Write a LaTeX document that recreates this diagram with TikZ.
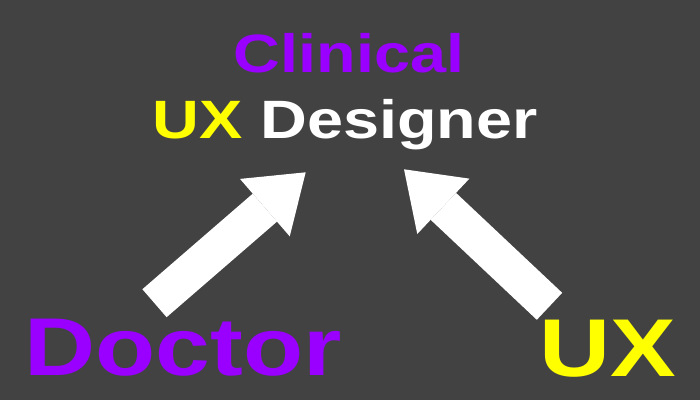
\documentclass[tikz,border=0pt]{standalone}
\usepackage{fontspec}
\newfontfamily\wideSans[FakeStretch=1.2]{Liberation Sans}
\usetikzlibrary{arrows.meta}

\definecolor{bgGray}{RGB}{66,66,66}
\definecolor{docPurple}{RGB}{153,0,255}
\definecolor{uxYellow}{RGB}{255,255,0}

\begin{document}
\begin{tikzpicture}[
        x=1pt, y=-1pt,
        titleText/.style={
            inner sep=0pt, anchor=base,
            font=\wideSans\bfseries\fontsize{54}{60}\selectfont
        },
        bigText/.style={
            inner sep=0pt,
            font=\wideSans\bfseries\fontsize{82}{90}\selectfont
        },
        bigArrow/.style={
            draw=white, line width=37pt,
            -{Triangle[length=54pt, width=76pt, line width=0pt]}
        }
    ]
        % Background
        \fill[bgGray] (0,0) rectangle (700,400);
        \useasboundingbox (0,0) rectangle (700,400);

        % Title
        \node (clinical) [titleText, text=docPurple] at (349,72.5) {Clinical};
        \node (designer) [titleText, text=white] at (345,138.5) {{\color{uxYellow}UX} Designer};

        % Sources
        \node (doctor) [bigText, text=docPurple, anchor=base west] at (24.5,375.5) {Doctor};
        \node (ux) [bigText, text=uxYellow, anchor=base east] at (676,376) {UX};

        % Arrows
        \coordinate (docTail) at (154.5,303.2);
        \coordinate (docTip) at (305.7,172.3);
        \coordinate (uxTail) at (549.5,306.3);
        \coordinate (uxTip) at (404,169.3);
        \draw [bigArrow] (docTail) -- (docTip);
        \draw [bigArrow] (uxTail) -- (uxTip);
    \end{tikzpicture}
\end{document}
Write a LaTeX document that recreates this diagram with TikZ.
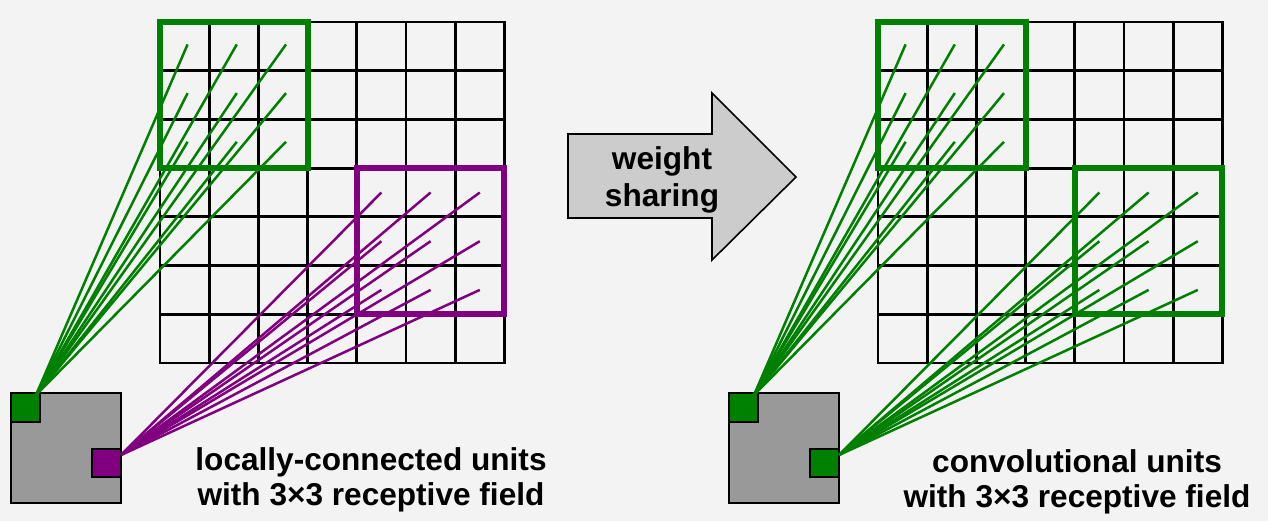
\documentclass[tikz,border=0pt]{standalone}
\usepackage{fontspec}
\setmainfont{Liberation Sans}
\usepackage{tikz}
\definecolor{paper}{RGB}{243, 243, 243}
\definecolor{leafgreen}{RGB}{0, 128, 0}
\definecolor{plum}{RGB}{128, 0, 128}
\definecolor{mapgray}{RGB}{153, 153, 153}
\definecolor{arrowgray}{RGB}{204, 204, 204}

\begin{document}
\begin{tikzpicture}[x=0.5pt, y=-0.5pt,
        gridline/.style = {black, line width=1.4pt, line cap=rect},
        field/.style    = {line width=3pt, line cap=rect},
        wire/.style     = {line width=1.25pt},
        unit/.style     = {draw=black, line width=1.2pt},
        caption/.style  = {font=\fontsize{15.8}{17.5}\selectfont\bfseries, align=center, inner sep=0pt}]
            \fill[paper] (0.0, 0.0) rectangle (1268.0, 521.0);

            % locally-connected units
            \begin{scope}
                \foreach \k in {0,...,7} {
                    \draw[gridline] (160+49.2*\k, 22.0) -- (160+49.2*\k, 362.9);
                    \draw[gridline] (160.0, 22+48.7*\k) -- (504.4, 22+48.7*\k);
                }
                \filldraw[unit, fill=mapgray]   ( 11.0, 393.0) rectangle (121.0, 503.0);
                \filldraw[unit, fill=leafgreen] ( 11.0, 393.0) rectangle ( 40.0, 422.0);
                \filldraw[unit, fill=plum]      ( 92.0, 449.0) rectangle (121.0, 477.0);
                \coordinate (srcLa) at ( 36.0, 395.0);
                \coordinate (srcLb) at (121.0, 455.0);
                \draw[field, leafgreen] (160.0,  22.0) rectangle (307.6, 168.1);
                \draw[field, plum]      (356.8, 168.1) rectangle (504.4, 314.2);
                \foreach \i in {0,1,2} \foreach \j in {0,1,2} {
                    \coordinate (fLa-\i-\j) at (187.6+49.2*\i,  44.4+48.7*\j);
                    \draw[wire, leafgreen] (srcLa) -- (fLa-\i-\j);
                    \coordinate (fLb-\i-\j) at (381.4+49.2*\i, 192.5+48.7*\j);
                    \draw[wire, plum] (srcLb) -- (fLb-\i-\j);
                }
            \end{scope}

            % convolutional units
            \begin{scope}[shift={(718,0)}]
                \foreach \k in {0,...,7} {
                    \draw[gridline] (160+49.2*\k, 22.0) -- (160+49.2*\k, 362.9);
                    \draw[gridline] (160.0, 22+48.7*\k) -- (504.4, 22+48.7*\k);
                }
                \filldraw[unit, fill=mapgray]   ( 11.0, 393.0) rectangle (121.0, 503.0);
                \filldraw[unit, fill=leafgreen] ( 11.0, 393.0) rectangle ( 40.0, 422.0);
                \filldraw[unit, fill=leafgreen] ( 92.0, 449.0) rectangle (121.0, 477.0);
                \coordinate (srcRa) at ( 36.0, 395.0);
                \coordinate (srcRb) at (121.0, 455.0);
                \draw[field, leafgreen] (160.0,  22.0) rectangle (307.6, 168.1);
                \draw[field, leafgreen] (356.8, 168.1) rectangle (504.4, 314.2);
                \foreach \i in {0,1,2} \foreach \j in {0,1,2} {
                    \coordinate (fRa-\i-\j) at (187.6+49.2*\i,  44.4+48.7*\j);
                    \draw[wire, leafgreen] (srcRa) -- (fRa-\i-\j);
                    \coordinate (fRb-\i-\j) at (381.4+49.2*\i, 192.5+48.7*\j);
                    \draw[wire, leafgreen] (srcRb) -- (fRb-\i-\j);
                }
            \end{scope}

            % weight sharing arrow
            \filldraw[draw=black, fill=arrowgray, line width=0.8pt]
                (568.0, 134.0) -- (712.0, 134.0) -- (712.0,  93.0) -- (796.0, 177.0)
                -- (712.0, 260.0) -- (712.0, 218.0) -- (568.0, 218.0) -- cycle;
            \node[caption, font=\fontsize{15.8}{18.5}\selectfont\bfseries] (share) at (662.0, 180.0) {weight\\sharing};

            \node[caption] (capL) at ( 371.0, 480.0) {locally-connected units\\with 3×3 receptive field};
            \node[caption] (capR) at (1077.0, 482.0) {convolutional units\\with 3×3 receptive field};
        \end{tikzpicture}
\end{document}
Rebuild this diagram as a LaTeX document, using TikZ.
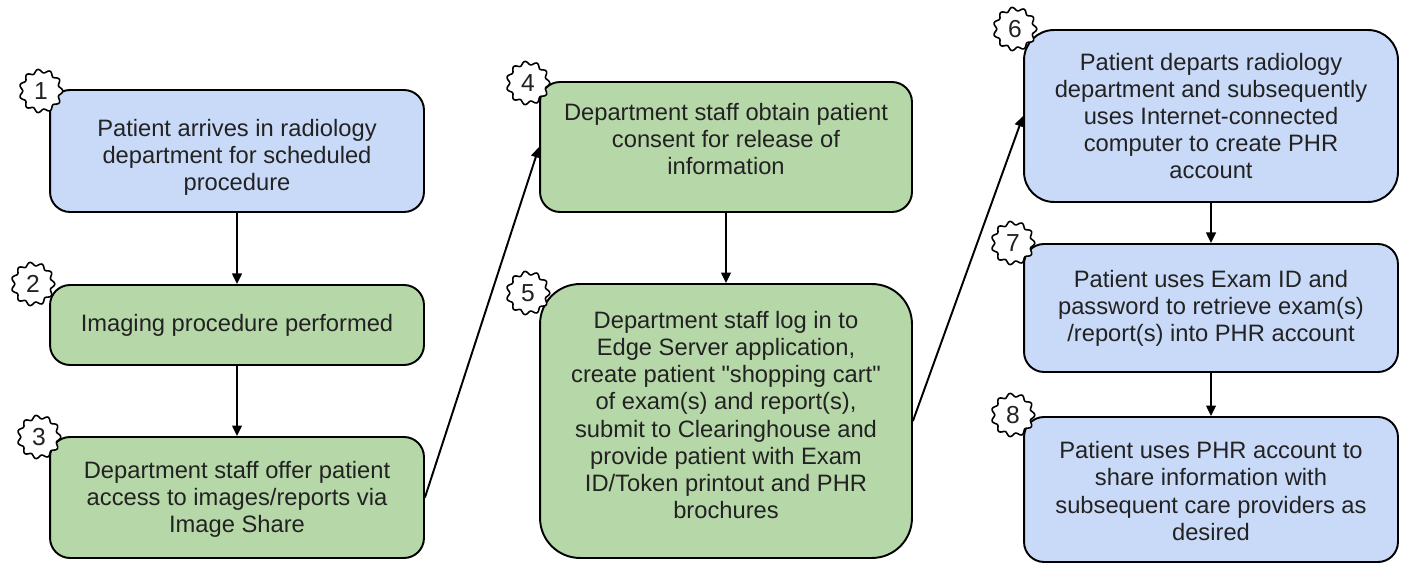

__________

Job.
Give back exactly the lines from the first line of the data through the line with "(designer) [titleText, text=white]", pictures excluded.

Result of the exercise.
Write a LaTeX document that recreates this diagram with TikZ.
\documentclass[tikz,border=0pt]{standalone}
\usepackage{fontspec}
\newfontfamily\wideSans[FakeStretch=1.2]{Liberation Sans}
\usetikzlibrary{arrows.meta}

\definecolor{bgGray}{RGB}{66,66,66}
\definecolor{docPurple}{RGB}{153,0,255}
\definecolor{uxYellow}{RGB}{255,255,0}

\begin{document}
\begin{tikzpicture}[
        x=1pt, y=-1pt,
        titleText/.style={
            inner sep=0pt, anchor=base,
            font=\wideSans\bfseries\fontsize{54}{60}\selectfont
        },
        bigText/.style={
            inner sep=0pt,
            font=\wideSans\bfseries\fontsize{82}{90}\selectfont
        },
        bigArrow/.style={
            draw=white, line width=37pt,
            -{Triangle[length=54pt, width=76pt, line width=0pt]}
        }
    ]
        % Background
        \fill[bgGray] (0,0) rectangle (700,400);
        \useasboundingbox (0,0) rectangle (700,400);

        % Title
        \node (clinical) [titleText, text=docPurple] at (349,72.5) {Clinical};
        \node (designer) [titleText, text=white] at (345,138.5) {{\color{uxYellow}UX} Designer};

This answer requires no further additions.